J'ai employé tout l'hiver passé en des affaires si fâcheuses, qu'elles m'empêchèrent de me servir de la liberté que vous m'avez octroyée, de vous proposer les difficultés que je trouverai en mes études, et m'en donnèrent d'autres, dont il me fallait encore plus de stupidité que je n'ai, pour m'en débarrasser. Je ne trouvai qu'un peu devant mon indisposition le loisir de lire la philosophie de M. le chevalier Digby qu'il a faite en anglais, d'où j'espérais prendre des arguments pour réfuter la vôtre, puisque le sommaire des chapitres me montrait deux endroits, où il prétendait l'avoir fait ; mais je fus toute étonnée, quand j'y arrivai, de voir qu'il n'avait rien moins entendu que ce qu'il approuve de votre sentiment de la réflexion, et de ce qu'il nie de celui de la réfraction, ne faisant nulle distinction entre le mouvement d'une balle et sa détermination, et ne considérant pourquoi un corps mou qui cède retarde l'un, et qu'un corps dur ne fait que résister à l'autre. Pour une partie de ce qu'il dit du mouvement du cœur, il en est plus excusable, s'il n'a point lu ce que vous en écrivîtes au médecin de Louvain. Le docteur Jonson m'a dit qu'il vous traduira ces deux chapitres ; et je pense que vous n'aurez pas grande curiosité pour le reste du livre, parce qu'il est du calibre et suit la méthode de ce prêtre Anglais qui se donne le nom d'Albanus, quoiqu'il y ait de très belles méditations, et que difficilement on en peut attendre davantage d'un homme qui a passé le plus grand temps de sa vie à poursuivre des desseins d'amour ou d'ambition. Je n'en aurai jamais de plus forts et de plus constants que celui d'être, toute ma vie,
Votre très affectionnée amie à vous servir,
Elisabeth.
En relisant ce que je vous mande de moi-même, je m'aperçois que j'oublie une de vos maximes, qui est de ne mettre jamais rien par écrit, qui puisse être mal interprété de lecteurs peu charitables. Mais je me fie tant au soin de M. de Palotti, que je sais que ma lettre vous sera bien rendue, et à votre discrétion, que vous l'ôterez, par le feu, du hasard de tomber en mauvaises mains.

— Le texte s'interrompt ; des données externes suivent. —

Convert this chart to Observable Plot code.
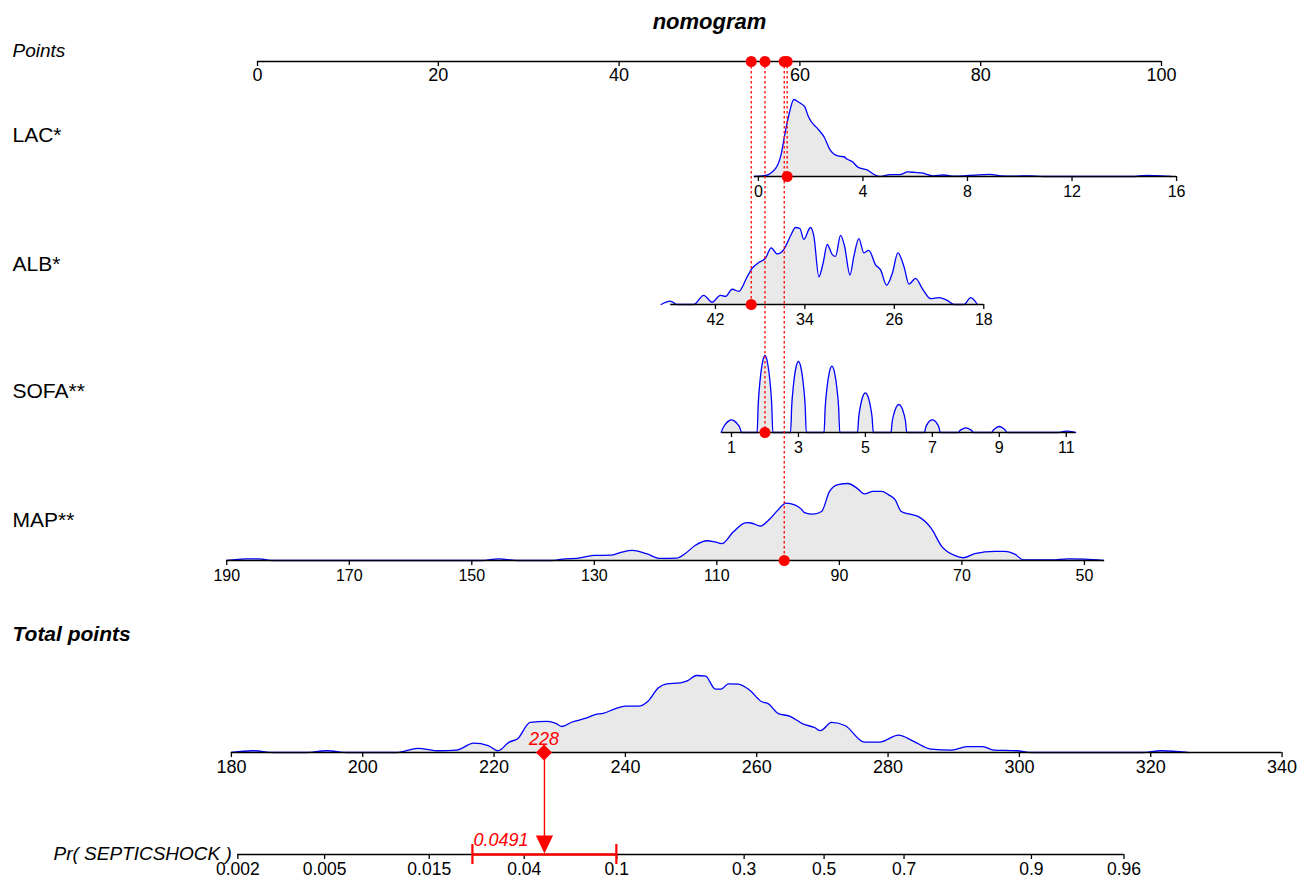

La següent carta de la princesa ens explica la dificultat de fer compatible el seu estat i les seves obligacions amb un interès ben personal d’autoformació. El seu judici desfavorable envers la pràctica mèdica és del tot coherent dels seus recels mostrats a cartes anteriors envers l’espiritualisme angèlic en el fons complementari i bessó del materialisme groller propi d’aquells metges. Allò que ella cercava és una altra cosa i la seva recerca determinarà el tarannà de les passions de l’ame. Malgrat tot és la postdata, allò que em sembla més interessant d’aquesta carta quan es mostra la consciència mostrada per la princesa de la necessitat de protegir l’escriptura, massa indefensa quan arriba als ulls de segons qui. Per a molts pot ser un advertiment retòric, però segurament aquesta coincidència amb Plató mostra al pretès pare de la modernitat molt més clàssic del que hom podria pensar.